Мне хотелось бы высказаться по вопросу, который в последнее время наделал немало шуму. Я коснусь опасности, какая будто бы грозит драматическому искусству из-за привычки парижан поздно обедать. Этот вопрос поднял г-н Сарсе, человек весьма авторитетный во всем, что касается театра. А прославленный драматург г-н Викторьен Сарду уверяет нас, что он первый забил тревогу; он рассматривает создавшееся положение в письме гг. Ноэлю и Стуллигу — оно послужит предисловием ко второму тому их «Театрального и музыкального ежегодника». Так поговорим на эту тему, раз уж все об этом толкуют.
Начну с г-на Сарду, который с живостью водевилиста рассказывает, что происходит на премьерах. Спектакль должен начаться в восемь часов. В половине девятого зал еще пуст. Ждут десять минут. Появляются первые зрители. Но все же решаются поднять занавес. Тогда начинается толкотня, во время первых сцен в зал входят вереницы запоздавших, и у дверей такой шум, что решительно ничего не слышно. Многие приходят только ко второму акту. Разумеется, спектакль от этого страдает. «Все это из-за обеденного времени! — восклицает г-н Сарду. — Слишком поздно садятся за стол, вот в чем беда!»

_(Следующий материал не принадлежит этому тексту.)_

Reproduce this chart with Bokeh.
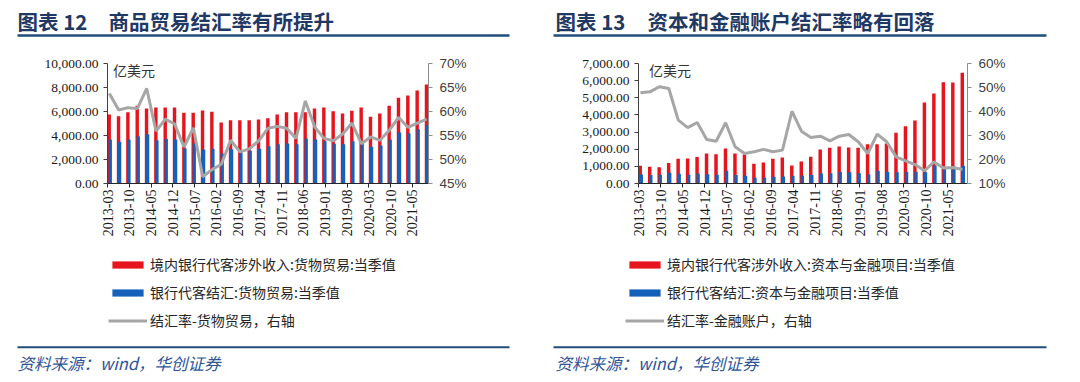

Но так ли это? Неужели он думает, что если бы зрители обедали раньше или вовсе не обедали, то они пришли бы точно в назначенный час? Я убежден, что дело обстоит вовсе не так. Иные премьеры начинаются в девять, даже в половине десятого, но разве в такие дни в начале спектакля заняты все места? Ничуть не бывало, многие зрители взяли за правило приходить после поднятия занавеса. Разве вы не слыхали десятки раз фразу: «У нас ложа, зачем нам торопиться?» И вот вам решающий аргумент: в антрактах толкотня ничуть не меньше; однако все в сборе. Зрители выходят на улицу, стоят на тротуаре, толпятся в буфете, в коридорах. Спросите, администраторов. Они велят давать звонки, но публика не обращает внимания. Первая, а то и вторая сцена теряются в шуме, Ловкие дельцы прекрасно это знают и ни за что не дадут важную сцену в начале акта.
Вот что подтверждает опыт: публика, посещающая премьеры, всегда будет запаздывать, когда бы она ни обедала и когда бы ни начинался спектакль; она не станет обращать внимания даже на звонки в антрактах; в начале каждого акта у дверей будет та же сутолока, та же давка, тот же шум, та же толпа запоздавших. Дело в том, что это публика совсем особого рода. Она приходит показать себя в зрительном зале и отчасти поглазеть на сцену: из десяти человек, девяти совершенно наплевать на пьесу. Вдобавок эта публика пресыщена и, как говорится, «не верит тому, что происходит на сцене», она всегда увидит больше, чем нужно, она поймет даже, если пропустит два акта. Неужели же можно ввести ее в какие-то рамки и сделать менее шумной и скептической, дав ей возможность часок-другой переваривать обед? Какая наивность! Присмотритесь к ней, понаблюдайте, что это за люди; если бы они пришли в театр натощак, то, пожалуй, вели бы себя еще хуже.
Но вот что пикантней всего: можно подумать, г-н Сарду считает, что пьесы играют всего один раз. В своем письме он толковал лишь о публике, посещающей премьеры, и ни словом не обмолвился о тысячах зрителей, которые приходят на следующие представления. Это очень характерно для драматурга; в расчет принимаются только зрители премьер, так как лишь они выносят оценку пьесе: либо убивают ее, либо дают ей ход. Стадо, идущее вслед за ними, никакого значения не имеет; этим людям скажут, как надо оценивать пьесу, и они будут очень рады. Однако именно от этого стада зависит финансовый успех пьесы. Это и есть настоящая публика, и я даже прибавлю, что в конечном счете лишь для нее и пишутся пьесы. Посмотрим же, как она себя ведет, раз уж г-н Сарду не счел нужным изучить эту сторону вопроса, по существу, единственно важную.